In einem Workshop gegen Extremismus, dass vom österreichischen Sozialministerium finanziert wird, teilte ein Jugendlicher, der anonym bleiben möchte, seine bewegende Lebensgeschichte mit. Er ist in Österreich aufgewachsen und fühlte sich in seiner Kindheit als Österreicher – schließlich war dieses Land seine Heimat. Doch bereits früh musste er erfahren, dass nicht alle Menschen ihn so sahen. In der Umgebung, in der er aufwuchs, herrschte vielerorts eine ablehnende Haltung gegenüber Menschen mit Migrationshintergrund.
Als er einmal erwähnte, dass er Österreicher sei – immerhin besaß er die österreichische Staatsbürgerschaft –, wurde ihm von einer älteren Dame entgegnet, dass er niemals ein echter Österreicher sein könne. Sein äußeres Erscheinungsbild passe nicht zu dem Bild, das sie von einem „echten“ Österreicher hatte. „Du wirst immer ein Ausländer bleiben“, waren ihre Worte – eine Aussage, die ihn tief verletzte.
Mit zunehmendem Alter wurde die Situation für ihn nicht einfacher. In der Schule und in seinem privaten Umfeld wurde er immer wieder mit Fragen konfrontiert, die ihn in eine Schublade drängten. Er sollte erklären, warum die Taliban bestimmte Gräueltaten begingen oder warum Osama bin Laden dieses oder jenes getan hatte – als ob er für deren Handlungen verantwortlich wäre. Dabei hatte er nie eine Verbindung zu diesen Personen oder deren Ideologien gespürt. Ganz im Gegenteil: Er identifizierte sich mit Österreich, mit seinen Werten und seiner Kultur. Doch egal, wie sehr er sich bemühte, immer wieder wurde er in eine Ecke gedrängt, die nicht seine eigene war. Irgendwann begann er zu glauben, dass es völlig egal sei, was er tat – für manche würde er immer der „afghanische Terrorist“ bleiben.

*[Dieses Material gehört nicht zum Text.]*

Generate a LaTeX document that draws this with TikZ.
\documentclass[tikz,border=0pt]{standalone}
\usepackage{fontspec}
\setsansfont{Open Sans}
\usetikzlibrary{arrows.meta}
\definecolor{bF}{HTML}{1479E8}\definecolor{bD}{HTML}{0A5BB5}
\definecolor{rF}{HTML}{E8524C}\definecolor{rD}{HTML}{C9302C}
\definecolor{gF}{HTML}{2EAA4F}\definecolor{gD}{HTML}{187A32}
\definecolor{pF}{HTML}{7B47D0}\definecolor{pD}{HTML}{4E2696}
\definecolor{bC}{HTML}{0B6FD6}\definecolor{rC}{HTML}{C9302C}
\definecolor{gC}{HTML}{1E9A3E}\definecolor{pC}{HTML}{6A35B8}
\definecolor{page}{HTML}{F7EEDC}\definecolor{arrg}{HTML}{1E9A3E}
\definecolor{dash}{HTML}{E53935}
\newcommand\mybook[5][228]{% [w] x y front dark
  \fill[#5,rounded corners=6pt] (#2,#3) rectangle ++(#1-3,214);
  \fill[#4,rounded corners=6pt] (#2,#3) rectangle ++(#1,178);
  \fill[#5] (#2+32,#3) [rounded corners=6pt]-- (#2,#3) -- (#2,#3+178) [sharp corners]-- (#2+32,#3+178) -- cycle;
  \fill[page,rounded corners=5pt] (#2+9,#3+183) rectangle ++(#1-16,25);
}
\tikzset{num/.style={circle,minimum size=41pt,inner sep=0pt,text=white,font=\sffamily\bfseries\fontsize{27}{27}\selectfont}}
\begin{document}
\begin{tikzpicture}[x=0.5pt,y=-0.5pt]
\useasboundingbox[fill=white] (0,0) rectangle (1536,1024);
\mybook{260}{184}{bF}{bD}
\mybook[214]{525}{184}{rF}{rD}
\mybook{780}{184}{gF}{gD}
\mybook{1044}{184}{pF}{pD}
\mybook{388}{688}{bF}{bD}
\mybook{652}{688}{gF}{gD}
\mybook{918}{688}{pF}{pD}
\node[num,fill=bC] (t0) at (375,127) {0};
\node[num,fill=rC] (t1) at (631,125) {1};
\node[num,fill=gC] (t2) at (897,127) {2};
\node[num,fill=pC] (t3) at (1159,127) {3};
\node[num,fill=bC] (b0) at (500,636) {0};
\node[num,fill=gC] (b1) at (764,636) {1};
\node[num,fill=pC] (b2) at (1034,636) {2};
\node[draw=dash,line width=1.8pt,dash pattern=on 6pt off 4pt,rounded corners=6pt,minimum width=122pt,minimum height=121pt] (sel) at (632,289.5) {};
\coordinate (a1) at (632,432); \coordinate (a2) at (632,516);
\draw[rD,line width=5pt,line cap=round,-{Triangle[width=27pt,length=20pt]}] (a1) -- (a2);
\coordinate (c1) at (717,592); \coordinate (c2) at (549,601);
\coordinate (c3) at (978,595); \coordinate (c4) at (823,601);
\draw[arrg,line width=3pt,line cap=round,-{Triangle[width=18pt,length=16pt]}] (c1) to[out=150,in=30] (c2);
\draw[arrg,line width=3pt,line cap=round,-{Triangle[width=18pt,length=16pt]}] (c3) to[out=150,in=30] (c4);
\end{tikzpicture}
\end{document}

Mit der Zeit wuchs in ihm eine Wut über diese Ungerechtigkeit. Es schien, als gäbe es keinen Ausweg aus dieser gesellschaftlichen Zuschreibung. Besonders beunruhigend war, dass extremistische Gruppen genau diese Gefühle ausnutzten. Sie erzählten ihm dasselbe, was er bereits von Teilen der Gesellschaft gehört hatte: „Egal, was du tust, du wirst niemals dazugehören. Sie werden dich niemals als einen von ihnen akzeptieren.“ Diese Botschaft wirkte auf ihn, denn sie spiegelte seine eigenen schmerzhaften Erfahrungen wider.
Doch dann machte er auch eine andere, hoffnungsvollere Erfahrung: Er begegnete Menschen, die ihn nicht aufgrund seiner Herkunft oder seines Aussehens beurteilten, sondern ihn so akzeptierten, wie er war. Diese Begegnungen öffneten ihm die Augen. Er erkannte, dass es überall – sowohl in seinem Herkunftsmilieu als auch in der österreichischen Gesellschaft – gute und schlechte Menschen gibt. „Genau wie es bei uns Idioten gibt, gibt es sie auch hier“, dachte er sich. Man dürfe Menschen nicht nach den Taten einer extremistischen Minderheit beurteilen.
Dennoch stand er an einem gefährlichen Scheideweg. Die Ausgrenzung, die Wut und das Gefühl der Perspektivlosigkeit hätten ihn beinahe in die Arme extremistischer Gruppen getrieben. Doch er entschied sich dagegen. Die späte Erfahrung mit Menschen, die ihn so akzeptierten wie er war und nicht in eine Schublade mit bestimmten terroristischen und politischen Gruppen warfen, bei denen er weder Mitglied, noch Sprecher war, therapierten ihn dahingehend, dass er sich von radikalen Gruppierungen distanzieren konnte.